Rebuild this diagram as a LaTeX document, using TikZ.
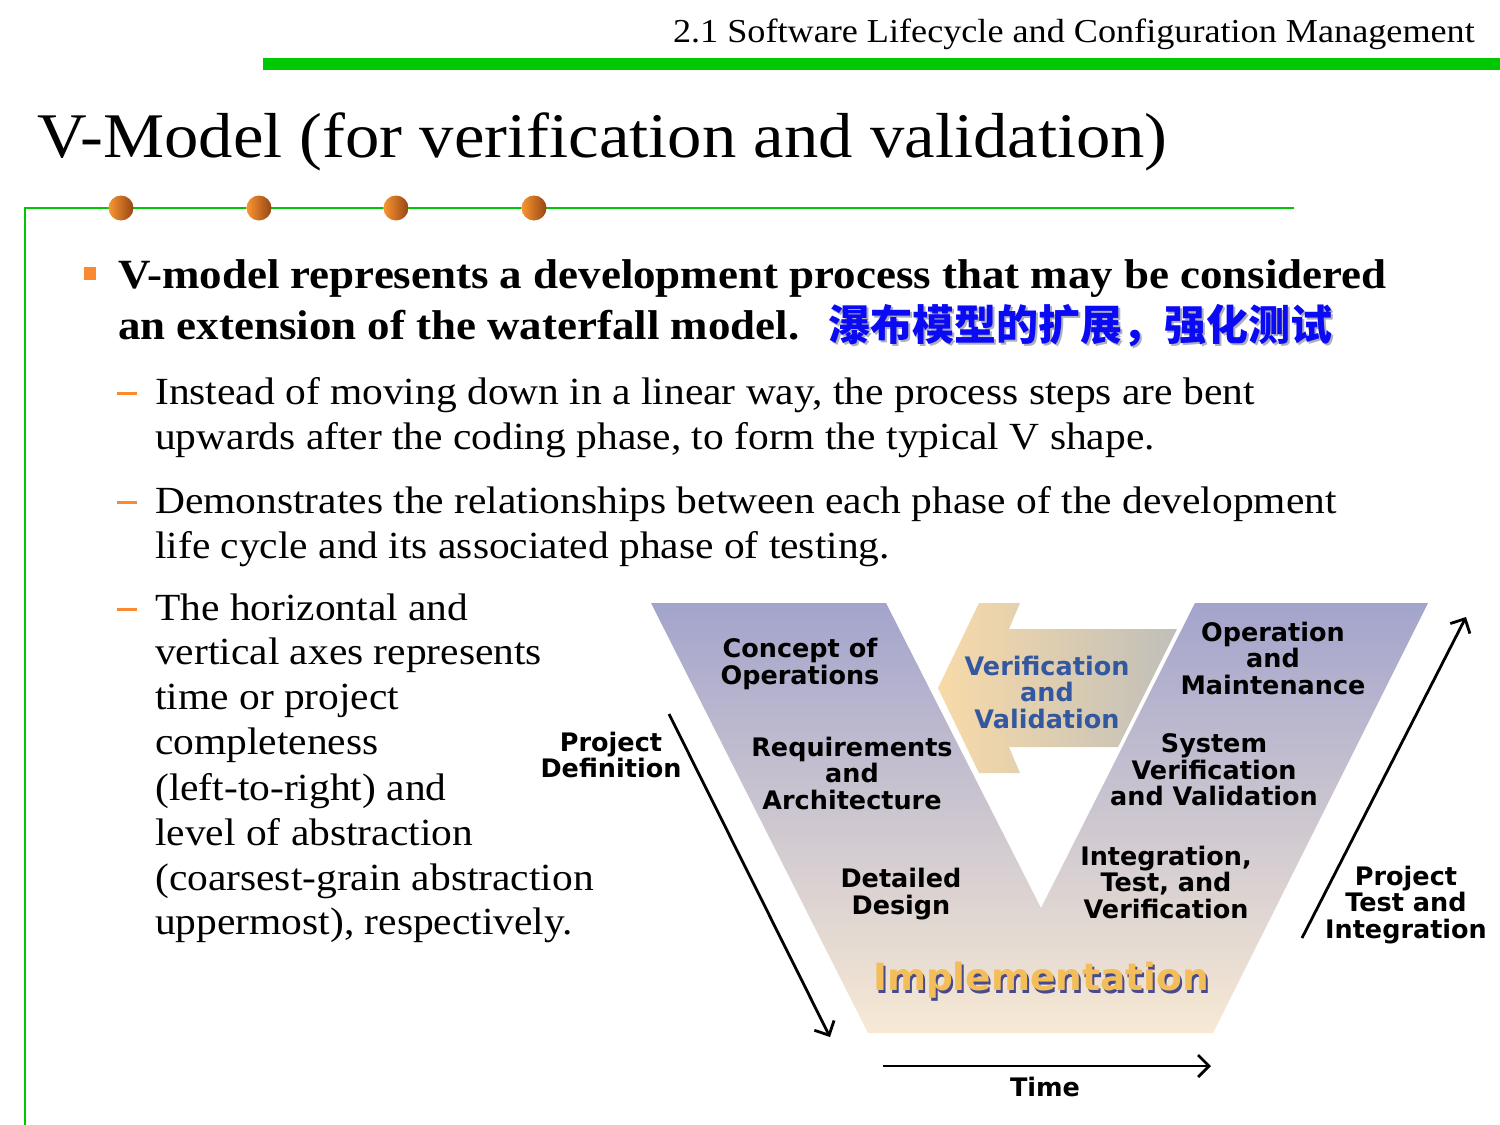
\documentclass[tikz,border=0pt]{standalone}
\usepackage{fontspec}
\setmainfont{Liberation Serif}[FakeStretch=1.08]
\newfontfamily\dejavu{DejaVu Sans}
\newfontfamily\cjk{Noto Sans CJK SC}
\usetikzlibrary{arrows.meta}
\definecolor{vgreen}{RGB}{0,200,0}
\definecolor{vorange}{RGB}{250,138,50}
\definecolor{dotlight}{RGB}{250,150,50}
\definecolor{dotdark}{RGB}{150,70,20}
\definecolor{vtop}{RGB}{163,164,204}
\definecolor{vbot}{RGB}{247,233,212}
\definecolor{arrL}{RGB}{248,218,168}
\definecolor{arrM}{RGB}{205,188,160}
\definecolor{arrR}{RGB}{192,191,186}
\definecolor{vvblue}{RGB}{52,88,160}
\definecolor{implor}{RGB}{243,190,90}
\definecolor{implsh}{RGB}{72,74,140}
\definecolor{cnblue}{RGB}{10,10,245}
\definecolor{cnshadow}{RGB}{175,175,185}
\tikzset{
  txt/.style={anchor=base west, inner sep=0pt, font=\fontsize{38.4}{45}\selectfont},
  btxt/.style={anchor=base west, inner sep=0pt, font=\bfseries\fontsize{41.6}{50}\selectfont},
  vlab/.style={align=center, inner sep=0pt, font=\dejavu\bfseries\fontsize{25.5}{26.5}\selectfont},
  axisarrow/.style={line width=2.8pt, -{Straight Barb[length=11pt,width=22pt]}},
  dotball/.style={left color=dotlight, right color=dotdark},
  dashmark/.style={draw=vorange, line width=3pt},
}
\begin{document}
\begin{tikzpicture}[x=1pt,y=-1pt]
\useasboundingbox (0,0) rectangle (1500,1125);
\fill[white] (0,0) rectangle (1500,1125);

% header
\node[anchor=base east, inner sep=0pt, font=\fontsize{33.5}{36}\selectfont] (hdr) at (1475,42) {2.1 Software Lifecycle and Configuration Management};
\fill[vgreen] (263,58) rectangle (1500,70);

% title
\node[anchor=base west, inner sep=0pt, font=\fontsize{63.6}{70}\selectfont] (title) at (37,157) {V-Model (for verification and validation)};

% frame lines
\draw[vgreen, line width=2pt] (25,1125) -- (25,208) -- (1294,208);
\shade[dotball] (121,208) circle[radius=12.5];
\shade[dotball] (259,208) circle[radius=12.5];
\shade[dotball] (396,208) circle[radius=12.5];
\shade[dotball] (534,208) circle[radius=12.5];

% main bullet
\fill[vorange] (84,267) rectangle (96,280);
\node[btxt] (b1) at (118,288) {V-model represents a development process that may be considered};
\node[btxt] (b2) at (118,339) {an extension of the waterfall model.};
\node[anchor=base west, inner sep=0pt, font=\cjk\bfseries\fontsize{42}{42}\selectfont, text=cnshadow] (cns) at (830,342) {瀑布模型的扩展，强化测试};
\node[anchor=base west, inner sep=0pt, font=\cjk\bfseries\fontsize{42}{42}\selectfont, text=cnblue] (cn) at (828,340) {瀑布模型的扩展，强化测试};

% sub bullets
\draw[dashmark] (117,393) -- (137,393);
\node[txt] (s1a) at (155,404) {Instead of moving down in a linear way, the process steps are bent};
\node[txt] (s1b) at (155,449) {upwards after the coding phase, to form the typical V shape.};
\draw[dashmark] (117,502) -- (137,502);
\node[txt] (s2a) at (155,513) {Demonstrates the relationships between each phase of the development};
\node[txt] (s2b) at (155,558) {life cycle and its associated phase of testing.};
\draw[dashmark] (117,609) -- (137,609);
\node[txt] (s3a) at (155,620) {The horizontal and};
\node[txt] (s3b) at (155,664) {vertical axes represents};
\node[txt] (s3c) at (155,709) {time or project};
\node[txt] (s3d) at (155,754) {completeness};
\node[txt] (s3e) at (155,800) {(left-to-right) and};
\node[txt] (s3f) at (155,845) {level of abstraction};
\node[txt] (s3g) at (155,890) {(coarsest-grain abstraction};
\node[txt] (s3h) at (155,934) {uppermost), respectively.};

% V shape
\shade[top color=vtop, bottom color=vbot]
  (651,603) -- (886,603) -- (1041,908) -- (1195,603) -- (1428,603)
  -- (1213,1033) -- (868,1033) -- cycle;

% verification arrow
\shade[left color=arrL, middle color=arrM, right color=arrR]
  (938,688) -- (979,603) -- (1020,603) -- (1009,629) -- (1177,629)
  -- (1118,747) -- (1009,747) -- (1020,773) -- (979,773) -- cycle;

% V labels
\node[vlab] (conc) at (800,664) {Concept of\\Operations};
\node[vlab] (req) at (852,773) {Requirements\\and\\Architecture};
\node[vlab] (det) at (901,894) {Detailed\\Design};
\node[vlab, text=vvblue] (vv) at (1047,692) {Verification\\and\\Validation};
\node[vlab] (om) at (1273,658) {Operation\\and\\Maintenance};
\node[vlab] (svv) at (1214,770) {System\\Verification\\and Validation};
\node[vlab] (itv) at (1166,882) {Integration,\\Test, and\\Verification};
\node[inner sep=0pt, font=\dejavu\bfseries\fontsize{37.5}{40}\selectfont, text=implsh] (impls) at (1043,983) {Implementation};
\node[inner sep=0pt, font=\dejavu\bfseries\fontsize{37.5}{40}\selectfont, text=implor] (impl) at (1041,980) {Implementation};

% axes
\node[vlab] (pd) at (611,755) {Project\\Definition};
\node[vlab] (pti) at (1406,905) {Project\\Test and\\Integration};
\node[vlab] (time) at (1045,1087) {Time};
\coordinate (pd0) at (669,714);
\coordinate (pd1) at (830,1037);
\coordinate (pt0) at (1302,938);
\coordinate (pt1) at (1466,617);
\coordinate (t0) at (883,1066);
\coordinate (t1) at (1211,1066);
\draw[axisarrow] (pd0) -- (pd1);
\draw[axisarrow] (pt0) -- (pt1);
\draw[axisarrow] (t0) -- (t1);
\end{tikzpicture}
\end{document}
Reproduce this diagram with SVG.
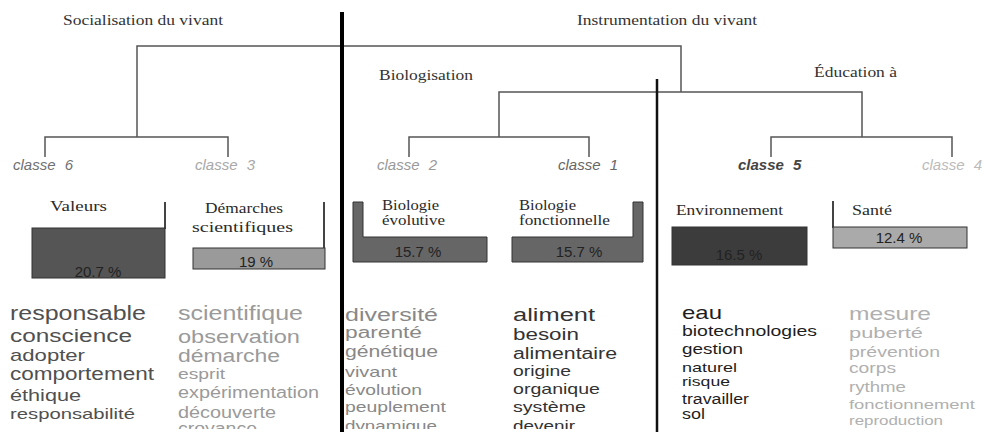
<svg xmlns="http://www.w3.org/2000/svg" width="987" height="437" viewBox="0 0 987 437">
<style>
.serif{font-family:"Liberation Serif","Times New Roman",serif;font-size:15px;fill:#333}
.box{font-family:"Liberation Serif","Times New Roman",serif;font-size:15px;fill:#2a2a2a}
.cls{font-family:"Liberation Sans",Arial,sans-serif;font-size:15px;font-style:italic;word-spacing:5px}
.pct{font-family:"Liberation Sans",Arial,sans-serif;font-size:15px;fill:#222;text-anchor:middle}
.w{font-family:"Liberation Sans",Arial,sans-serif}
.dend{fill:none;stroke:#555;stroke-width:1.5}
.bar{stroke:#333;stroke-width:1}
</style>
<defs>
<clipPath id="cut"><rect x="0" y="290" width="987" height="139"/></clipPath>
</defs>
<rect width="987" height="437" fill="#fff"/>
<g id="titles">
<text class="serif" x="63" y="25" textLength="160" lengthAdjust="spacingAndGlyphs">Socialisation du vivant</text>
<text class="serif" x="577" y="25" textLength="180" lengthAdjust="spacingAndGlyphs">Instrumentation du vivant</text>
<text class="serif" x="379" y="80" textLength="94" lengthAdjust="spacingAndGlyphs">Biologisation</text>
<text class="serif" x="814" y="77" textLength="83" lengthAdjust="spacingAndGlyphs">Éducation à</text>
</g>
<g id="connectors">
<path class="dend" d="M137 137V46H681V92"/>
<path class="dend" d="M45 157V137H228V157"/>
<path class="dend" d="M499 137V92H862V137"/>
<path class="dend" d="M409 157V137H589V157"/>
<path class="dend" d="M771 157V137H952V157"/>
<line x1="342" y1="12" x2="342" y2="432" stroke="#000" stroke-width="4"/>
<line x1="657" y1="79" x2="657" y2="432" stroke="#111" stroke-width="2.5"/>
</g>
<g id="classe6">
<text class="cls" x="13" y="170" fill="#707070">classe 6</text>
<line x1="165" y1="202" x2="165" y2="229" stroke="#444" stroke-width="2"/>
<rect class="bar" x="32" y="228" width="133" height="50" fill="#555"/>
<text class="box" x="50" y="211" textLength="57" lengthAdjust="spacingAndGlyphs">Valeurs</text>
<text class="pct" x="98" y="277">20.7 %</text>
<g clip-path="url(#cut)" fill="#505050" class="w">
<text x="10" y="320" font-size="20" textLength="136" lengthAdjust="spacingAndGlyphs">responsable</text>
<text x="10" y="342" font-size="18" textLength="122" lengthAdjust="spacingAndGlyphs">conscience</text>
<text x="10" y="361" font-size="17" textLength="75" lengthAdjust="spacingAndGlyphs">adopter</text>
<text x="10" y="380" font-size="18" textLength="144" lengthAdjust="spacingAndGlyphs">comportement</text>
<text x="10" y="401" font-size="16" textLength="71" lengthAdjust="spacingAndGlyphs">éthique</text>
<text x="10" y="419" font-size="15" textLength="125" lengthAdjust="spacingAndGlyphs">responsabilité</text>
</g>
</g>
<g id="classe3">
<text class="cls" x="195" y="170" fill="#a8a8a8">classe 3</text>
<line x1="324" y1="202" x2="324" y2="249" stroke="#444" stroke-width="2"/>
<rect class="bar" x="193" y="248" width="132" height="21" fill="#9a9a9a"/>
<text class="box" x="205" y="213" textLength="78" lengthAdjust="spacingAndGlyphs">Démarches</text>
<text class="box" x="192" y="232" textLength="101" lengthAdjust="spacingAndGlyphs">scientifiques</text>
<text class="pct" x="256" y="267">19 %</text>
<g clip-path="url(#cut)" fill="#9a9a9a" class="w">
<text x="178" y="320" font-size="20" textLength="125" lengthAdjust="spacingAndGlyphs">scientifique</text>
<text x="178" y="343" font-size="19" textLength="122" lengthAdjust="spacingAndGlyphs">observation</text>
<text x="178" y="362" font-size="18" textLength="102" lengthAdjust="spacingAndGlyphs">démarche</text>
<text x="178" y="379" font-size="15" textLength="47" lengthAdjust="spacingAndGlyphs">esprit</text>
<text x="178" y="398" font-size="16" textLength="141" lengthAdjust="spacingAndGlyphs">expérimentation</text>
<text x="178" y="418" font-size="16" textLength="98" lengthAdjust="spacingAndGlyphs">découverte</text>
<text x="178" y="434" font-size="16" textLength="79" lengthAdjust="spacingAndGlyphs">croyance</text>
</g>
</g>
<g id="classe2">
<text class="cls" x="377" y="170" fill="#999">classe 2</text>
<path class="bar" d="M353 202H363V237H487V262H353Z" fill="#666"/>
<text class="box" x="382" y="210" textLength="57" lengthAdjust="spacingAndGlyphs">Biologie</text>
<text class="box" x="382" y="225" textLength="63" lengthAdjust="spacingAndGlyphs">évolutive</text>
<text class="pct" x="418" y="257">15.7 %</text>
<g clip-path="url(#cut)" fill="#888" class="w">
<text x="345" y="321" font-size="18" textLength="93" lengthAdjust="spacingAndGlyphs">diversité</text>
<text x="345" y="338" font-size="16" textLength="77" lengthAdjust="spacingAndGlyphs">parenté</text>
<text x="345" y="357" font-size="16" textLength="93" lengthAdjust="spacingAndGlyphs">génétique</text>
<text x="345" y="377" font-size="15" textLength="52" lengthAdjust="spacingAndGlyphs">vivant</text>
<text x="345" y="395" font-size="15" textLength="77" lengthAdjust="spacingAndGlyphs">évolution</text>
<text x="345" y="412" font-size="15" textLength="101" lengthAdjust="spacingAndGlyphs">peuplement</text>
<text x="345" y="431" font-size="15" textLength="92" lengthAdjust="spacingAndGlyphs">dynamique</text>
</g>
</g>
<g id="classe1">
<text class="cls" x="558" y="170" fill="#666">classe 1</text>
<path class="bar" d="M643 202H633V237H512V262H643Z" fill="#666"/>
<text class="box" x="519" y="210" textLength="57" lengthAdjust="spacingAndGlyphs">Biologie</text>
<text class="box" x="519" y="225" textLength="91" lengthAdjust="spacingAndGlyphs">fonctionnelle</text>
<text class="pct" x="579" y="257">15.7 %</text>
<g clip-path="url(#cut)" fill="#333" class="w">
<text x="513" y="321" font-size="18" textLength="82" lengthAdjust="spacingAndGlyphs">aliment</text>
<text x="513" y="340" font-size="16" textLength="66" lengthAdjust="spacingAndGlyphs">besoin</text>
<text x="513" y="359" font-size="16" textLength="104" lengthAdjust="spacingAndGlyphs">alimentaire</text>
<text x="513" y="376" font-size="15" textLength="58" lengthAdjust="spacingAndGlyphs">origine</text>
<text x="513" y="394" font-size="15" textLength="87" lengthAdjust="spacingAndGlyphs">organique</text>
<text x="513" y="412" font-size="15" textLength="73" lengthAdjust="spacingAndGlyphs">système</text>
<text x="513" y="431" font-size="15" textLength="62" lengthAdjust="spacingAndGlyphs">devenir</text>
</g>
</g>
<g id="classe5">
<text class="cls" x="738" y="170" fill="#444" font-weight="bold">classe 5</text>
<rect class="bar" x="672" y="227" width="135" height="38" fill="#3c3c3c"/>
<text class="box" x="676" y="215" textLength="107" lengthAdjust="spacingAndGlyphs">Environnement</text>
<text class="pct" x="739" y="260" fill="#1e1e1e">16.5 %</text>
<g clip-path="url(#cut)" fill="#1e1e1e" class="w">
<text x="682" y="319" font-size="19" textLength="40" lengthAdjust="spacingAndGlyphs">eau</text>
<text x="682" y="336" font-size="15" textLength="135" lengthAdjust="spacingAndGlyphs">biotechnologies</text>
<text x="682" y="354" font-size="15" textLength="61" lengthAdjust="spacingAndGlyphs">gestion</text>
<text x="682" y="372" font-size="13" textLength="55" lengthAdjust="spacingAndGlyphs">naturel</text>
<text x="682" y="386" font-size="13" textLength="48" lengthAdjust="spacingAndGlyphs">risque</text>
<text x="682" y="404" font-size="14" textLength="67" lengthAdjust="spacingAndGlyphs">travailler</text>
<text x="682" y="419" font-size="14" textLength="23" lengthAdjust="spacingAndGlyphs">sol</text>
</g>
</g>
<g id="classe4">
<text class="cls" x="922" y="170" fill="#bbb">classe 4</text>
<line x1="833" y1="201" x2="833" y2="228" stroke="#444" stroke-width="2"/>
<rect class="bar" x="833" y="227" width="134" height="21" fill="#aaa"/>
<text class="box" x="852" y="215" textLength="40" lengthAdjust="spacingAndGlyphs">Santé</text>
<text class="pct" x="899" y="243">12.4 %</text>
<g clip-path="url(#cut)" fill="#b0b0b0" class="w">
<text x="849" y="320" font-size="19" textLength="82" lengthAdjust="spacingAndGlyphs">mesure</text>
<text x="849" y="338" font-size="15" textLength="74" lengthAdjust="spacingAndGlyphs">puberté</text>
<text x="849" y="357" font-size="15" textLength="91" lengthAdjust="spacingAndGlyphs">prévention</text>
<text x="849" y="373" font-size="14" textLength="47" lengthAdjust="spacingAndGlyphs">corps</text>
<text x="849" y="392" font-size="14" textLength="57" lengthAdjust="spacingAndGlyphs">rythme</text>
<text x="849" y="409" font-size="13" textLength="126" lengthAdjust="spacingAndGlyphs">fonctionnement</text>
<text x="849" y="425" font-size="13" textLength="94" lengthAdjust="spacingAndGlyphs">reproduction</text>
</g>
</g>
</svg>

● GIVEN REQUEST: Go through the material above and copy each line that has the word "diagram".

● TASK OUTPUT:
Rebuild this diagram as a LaTeX document, using TikZ.
Reproduce this diagram with SVG.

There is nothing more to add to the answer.